▸ **Exercise prompt**
Retype only what runs from the beginning of the data through the line with "const yAxisTitle = 'True"; please omit the pictures and keep every line exact.

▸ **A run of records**
--- START ---
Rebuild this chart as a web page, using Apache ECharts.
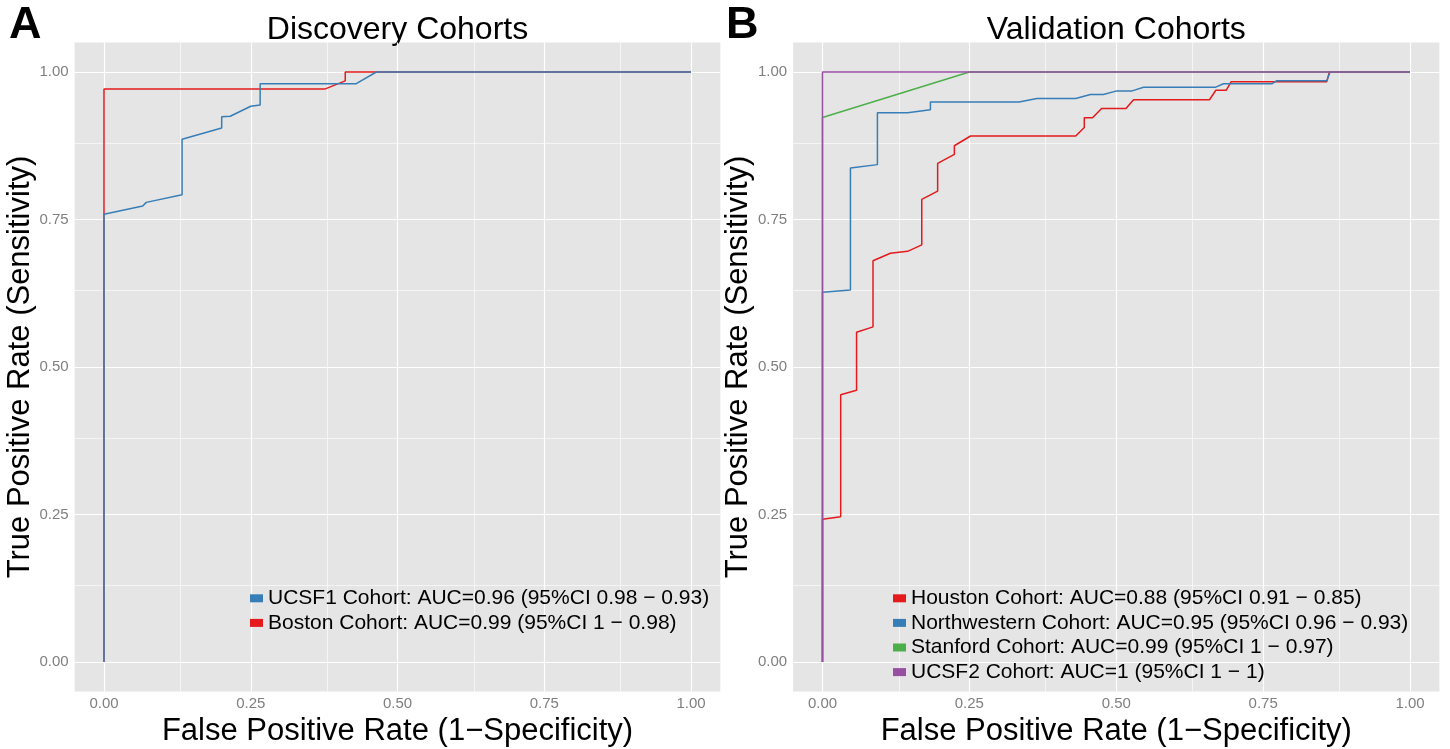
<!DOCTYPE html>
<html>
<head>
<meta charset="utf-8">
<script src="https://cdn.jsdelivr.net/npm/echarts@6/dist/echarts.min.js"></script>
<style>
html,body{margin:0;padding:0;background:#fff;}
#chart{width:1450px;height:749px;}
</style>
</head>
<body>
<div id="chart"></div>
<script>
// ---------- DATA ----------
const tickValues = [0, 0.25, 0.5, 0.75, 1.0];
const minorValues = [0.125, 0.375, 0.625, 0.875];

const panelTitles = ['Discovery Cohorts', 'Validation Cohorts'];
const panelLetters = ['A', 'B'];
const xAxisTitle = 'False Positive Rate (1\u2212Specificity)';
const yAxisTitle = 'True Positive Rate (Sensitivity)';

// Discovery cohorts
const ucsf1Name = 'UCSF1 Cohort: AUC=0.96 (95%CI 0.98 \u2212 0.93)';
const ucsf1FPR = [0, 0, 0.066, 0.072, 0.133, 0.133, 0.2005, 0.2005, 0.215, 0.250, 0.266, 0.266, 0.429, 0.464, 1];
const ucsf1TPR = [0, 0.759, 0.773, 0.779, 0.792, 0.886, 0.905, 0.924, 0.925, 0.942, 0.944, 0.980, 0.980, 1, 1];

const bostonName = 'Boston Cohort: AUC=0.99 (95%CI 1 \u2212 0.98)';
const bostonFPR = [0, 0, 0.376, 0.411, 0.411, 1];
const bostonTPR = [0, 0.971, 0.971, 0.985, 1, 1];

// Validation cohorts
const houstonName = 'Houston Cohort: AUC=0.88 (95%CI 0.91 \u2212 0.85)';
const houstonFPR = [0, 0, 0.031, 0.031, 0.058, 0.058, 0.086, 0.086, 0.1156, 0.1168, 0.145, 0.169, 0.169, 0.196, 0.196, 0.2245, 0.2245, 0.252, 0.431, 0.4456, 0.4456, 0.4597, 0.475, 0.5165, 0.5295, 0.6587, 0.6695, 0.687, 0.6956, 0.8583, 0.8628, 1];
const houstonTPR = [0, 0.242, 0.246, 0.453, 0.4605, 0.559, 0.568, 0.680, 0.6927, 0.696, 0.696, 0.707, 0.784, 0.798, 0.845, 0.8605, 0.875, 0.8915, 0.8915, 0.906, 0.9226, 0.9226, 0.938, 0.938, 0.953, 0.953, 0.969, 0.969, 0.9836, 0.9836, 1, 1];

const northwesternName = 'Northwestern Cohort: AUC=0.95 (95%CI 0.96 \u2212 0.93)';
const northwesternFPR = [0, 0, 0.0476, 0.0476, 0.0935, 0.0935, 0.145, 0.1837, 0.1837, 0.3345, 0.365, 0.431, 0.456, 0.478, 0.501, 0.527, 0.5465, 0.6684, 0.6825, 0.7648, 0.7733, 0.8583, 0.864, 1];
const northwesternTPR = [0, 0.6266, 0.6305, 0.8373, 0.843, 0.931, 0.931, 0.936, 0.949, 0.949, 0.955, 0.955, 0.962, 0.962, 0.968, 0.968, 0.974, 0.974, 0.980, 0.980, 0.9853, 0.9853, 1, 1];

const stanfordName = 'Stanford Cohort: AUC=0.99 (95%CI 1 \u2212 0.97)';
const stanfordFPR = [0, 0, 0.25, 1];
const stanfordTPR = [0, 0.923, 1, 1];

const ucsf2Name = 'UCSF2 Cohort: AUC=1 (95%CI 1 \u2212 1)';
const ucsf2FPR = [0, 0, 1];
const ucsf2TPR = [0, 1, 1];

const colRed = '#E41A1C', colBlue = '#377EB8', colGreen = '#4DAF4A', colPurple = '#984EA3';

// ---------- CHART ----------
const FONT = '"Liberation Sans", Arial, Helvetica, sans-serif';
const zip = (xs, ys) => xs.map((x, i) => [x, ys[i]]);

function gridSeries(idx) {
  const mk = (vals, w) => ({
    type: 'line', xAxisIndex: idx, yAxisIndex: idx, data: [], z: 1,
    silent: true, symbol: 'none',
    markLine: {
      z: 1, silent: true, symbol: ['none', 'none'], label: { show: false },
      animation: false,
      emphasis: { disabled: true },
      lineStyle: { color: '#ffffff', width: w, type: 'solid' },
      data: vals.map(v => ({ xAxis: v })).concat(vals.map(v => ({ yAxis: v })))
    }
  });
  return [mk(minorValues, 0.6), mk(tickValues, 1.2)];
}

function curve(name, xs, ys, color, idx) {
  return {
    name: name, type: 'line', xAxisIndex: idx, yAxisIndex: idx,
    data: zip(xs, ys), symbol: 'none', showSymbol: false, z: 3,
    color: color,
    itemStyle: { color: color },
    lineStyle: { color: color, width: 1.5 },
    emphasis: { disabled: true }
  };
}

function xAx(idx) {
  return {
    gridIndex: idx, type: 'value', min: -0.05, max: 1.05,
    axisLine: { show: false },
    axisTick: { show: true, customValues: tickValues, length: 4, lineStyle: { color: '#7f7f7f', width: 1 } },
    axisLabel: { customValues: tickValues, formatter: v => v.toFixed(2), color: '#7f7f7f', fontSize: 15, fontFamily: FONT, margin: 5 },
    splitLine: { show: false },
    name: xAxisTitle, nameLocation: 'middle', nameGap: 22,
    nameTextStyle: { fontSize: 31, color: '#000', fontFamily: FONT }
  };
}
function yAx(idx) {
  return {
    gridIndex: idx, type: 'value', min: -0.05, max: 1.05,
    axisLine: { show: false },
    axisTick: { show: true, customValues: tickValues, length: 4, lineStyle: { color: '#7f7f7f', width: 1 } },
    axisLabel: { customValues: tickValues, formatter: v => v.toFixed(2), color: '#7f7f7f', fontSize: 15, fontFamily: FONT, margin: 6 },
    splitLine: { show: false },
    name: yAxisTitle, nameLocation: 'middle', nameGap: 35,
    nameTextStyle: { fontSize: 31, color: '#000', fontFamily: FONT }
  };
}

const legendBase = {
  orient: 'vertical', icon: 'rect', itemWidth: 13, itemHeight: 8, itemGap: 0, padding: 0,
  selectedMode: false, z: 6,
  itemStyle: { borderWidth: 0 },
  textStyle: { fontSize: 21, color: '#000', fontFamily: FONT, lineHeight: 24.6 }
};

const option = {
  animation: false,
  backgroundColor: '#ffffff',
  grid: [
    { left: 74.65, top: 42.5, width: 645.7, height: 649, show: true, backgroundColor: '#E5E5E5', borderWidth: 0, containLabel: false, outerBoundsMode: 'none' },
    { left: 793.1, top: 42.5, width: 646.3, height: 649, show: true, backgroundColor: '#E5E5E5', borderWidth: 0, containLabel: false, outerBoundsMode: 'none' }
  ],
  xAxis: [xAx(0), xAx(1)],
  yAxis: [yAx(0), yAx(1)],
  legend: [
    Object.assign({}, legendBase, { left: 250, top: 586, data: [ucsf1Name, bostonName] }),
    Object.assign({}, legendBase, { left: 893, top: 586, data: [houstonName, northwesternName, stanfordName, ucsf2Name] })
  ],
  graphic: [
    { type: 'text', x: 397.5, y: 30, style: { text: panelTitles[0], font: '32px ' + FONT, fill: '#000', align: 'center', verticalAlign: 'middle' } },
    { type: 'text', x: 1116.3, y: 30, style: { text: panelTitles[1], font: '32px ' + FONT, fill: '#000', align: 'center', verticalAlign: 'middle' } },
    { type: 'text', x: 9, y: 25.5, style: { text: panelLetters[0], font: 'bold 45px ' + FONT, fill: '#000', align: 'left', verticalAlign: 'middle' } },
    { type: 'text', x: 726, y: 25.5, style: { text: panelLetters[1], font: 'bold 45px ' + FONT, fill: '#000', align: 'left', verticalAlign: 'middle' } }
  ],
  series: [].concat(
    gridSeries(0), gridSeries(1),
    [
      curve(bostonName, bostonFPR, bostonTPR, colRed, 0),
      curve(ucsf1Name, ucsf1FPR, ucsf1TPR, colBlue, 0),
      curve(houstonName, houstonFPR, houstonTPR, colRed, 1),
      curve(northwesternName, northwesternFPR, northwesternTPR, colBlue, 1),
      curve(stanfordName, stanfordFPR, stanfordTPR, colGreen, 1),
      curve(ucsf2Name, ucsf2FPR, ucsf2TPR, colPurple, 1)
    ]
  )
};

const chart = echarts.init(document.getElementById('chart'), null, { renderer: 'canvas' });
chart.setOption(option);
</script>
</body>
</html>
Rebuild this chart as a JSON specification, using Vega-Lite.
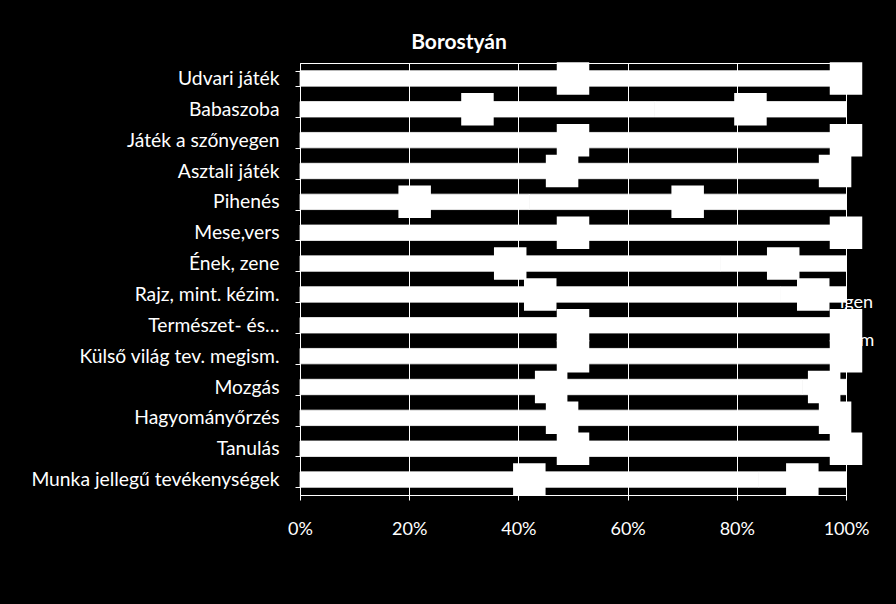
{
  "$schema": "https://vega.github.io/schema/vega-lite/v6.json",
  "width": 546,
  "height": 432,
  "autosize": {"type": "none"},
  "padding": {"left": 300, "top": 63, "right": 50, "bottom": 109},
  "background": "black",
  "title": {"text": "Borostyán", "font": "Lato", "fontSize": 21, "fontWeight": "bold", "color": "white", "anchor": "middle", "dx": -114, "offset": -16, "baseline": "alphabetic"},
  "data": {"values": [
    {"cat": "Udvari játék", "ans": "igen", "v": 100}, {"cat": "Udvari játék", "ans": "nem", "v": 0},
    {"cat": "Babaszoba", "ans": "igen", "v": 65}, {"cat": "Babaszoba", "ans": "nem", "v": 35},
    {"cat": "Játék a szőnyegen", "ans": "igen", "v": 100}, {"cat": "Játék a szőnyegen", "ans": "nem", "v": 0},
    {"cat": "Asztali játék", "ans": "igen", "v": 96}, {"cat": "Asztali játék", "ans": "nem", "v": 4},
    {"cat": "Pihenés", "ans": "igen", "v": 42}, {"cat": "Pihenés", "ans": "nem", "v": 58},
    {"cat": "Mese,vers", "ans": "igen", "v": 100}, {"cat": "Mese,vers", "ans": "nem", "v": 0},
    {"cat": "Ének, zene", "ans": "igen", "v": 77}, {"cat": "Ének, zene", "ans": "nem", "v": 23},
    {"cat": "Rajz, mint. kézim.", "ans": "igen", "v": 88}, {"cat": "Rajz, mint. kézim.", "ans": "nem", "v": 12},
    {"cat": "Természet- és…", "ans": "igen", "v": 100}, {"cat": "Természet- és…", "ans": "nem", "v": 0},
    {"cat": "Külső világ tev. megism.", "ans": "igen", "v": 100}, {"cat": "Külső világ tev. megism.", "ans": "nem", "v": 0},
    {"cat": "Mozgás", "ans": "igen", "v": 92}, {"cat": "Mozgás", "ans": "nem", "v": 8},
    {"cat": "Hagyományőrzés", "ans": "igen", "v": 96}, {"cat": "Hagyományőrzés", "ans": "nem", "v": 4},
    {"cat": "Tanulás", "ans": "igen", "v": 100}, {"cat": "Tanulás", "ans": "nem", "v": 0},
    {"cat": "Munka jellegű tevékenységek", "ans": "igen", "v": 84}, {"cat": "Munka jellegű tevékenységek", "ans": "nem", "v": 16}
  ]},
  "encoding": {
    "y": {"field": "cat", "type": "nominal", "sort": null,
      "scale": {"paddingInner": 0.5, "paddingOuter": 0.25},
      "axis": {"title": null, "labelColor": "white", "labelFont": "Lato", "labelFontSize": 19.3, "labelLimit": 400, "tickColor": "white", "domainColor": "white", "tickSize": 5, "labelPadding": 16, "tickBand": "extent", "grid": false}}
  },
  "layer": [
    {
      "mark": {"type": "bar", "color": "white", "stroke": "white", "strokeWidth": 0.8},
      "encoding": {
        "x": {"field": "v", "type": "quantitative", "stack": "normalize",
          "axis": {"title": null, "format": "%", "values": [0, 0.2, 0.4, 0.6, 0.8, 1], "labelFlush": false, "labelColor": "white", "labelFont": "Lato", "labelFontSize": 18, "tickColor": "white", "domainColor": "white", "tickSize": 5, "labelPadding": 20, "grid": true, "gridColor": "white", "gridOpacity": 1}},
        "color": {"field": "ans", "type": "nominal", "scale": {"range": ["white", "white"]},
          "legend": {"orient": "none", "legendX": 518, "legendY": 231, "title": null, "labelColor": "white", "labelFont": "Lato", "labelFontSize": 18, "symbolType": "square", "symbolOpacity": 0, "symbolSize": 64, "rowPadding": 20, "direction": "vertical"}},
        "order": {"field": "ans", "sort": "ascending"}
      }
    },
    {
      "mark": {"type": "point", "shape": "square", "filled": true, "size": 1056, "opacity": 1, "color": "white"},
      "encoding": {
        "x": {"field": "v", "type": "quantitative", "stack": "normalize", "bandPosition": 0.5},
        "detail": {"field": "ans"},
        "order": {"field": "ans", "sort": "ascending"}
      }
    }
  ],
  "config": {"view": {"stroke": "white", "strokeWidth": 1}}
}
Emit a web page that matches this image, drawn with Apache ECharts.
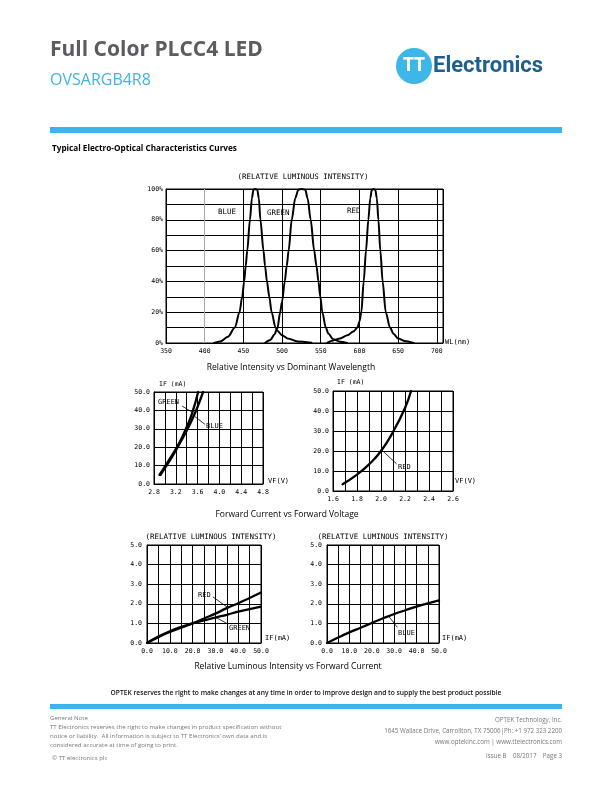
--- END ---
▸ **Solution to this problem**
Rebuild this chart as a web page, using Apache ECharts.
<!DOCTYPE html>
<html>
<head>
<meta charset="utf-8">
<script src="https://cdn.jsdelivr.net/npm/echarts@6/dist/echarts.min.js"></script>
<style>
html,body{margin:0;padding:0;background:#fff;}
#chart{width:1450px;height:749px;}
</style>
</head>
<body>
<div id="chart"></div>
<script>
// ---------- DATA ----------
const tickValues = [0, 0.25, 0.5, 0.75, 1.0];
const minorValues = [0.125, 0.375, 0.625, 0.875];

const panelTitles = ['Discovery Cohorts', 'Validation Cohorts'];
const panelLetters = ['A', 'B'];
const xAxisTitle = 'False Positive Rate (1\u2212Specificity)';
const yAxisTitle = 'True Positive Rate (Sensitivity)';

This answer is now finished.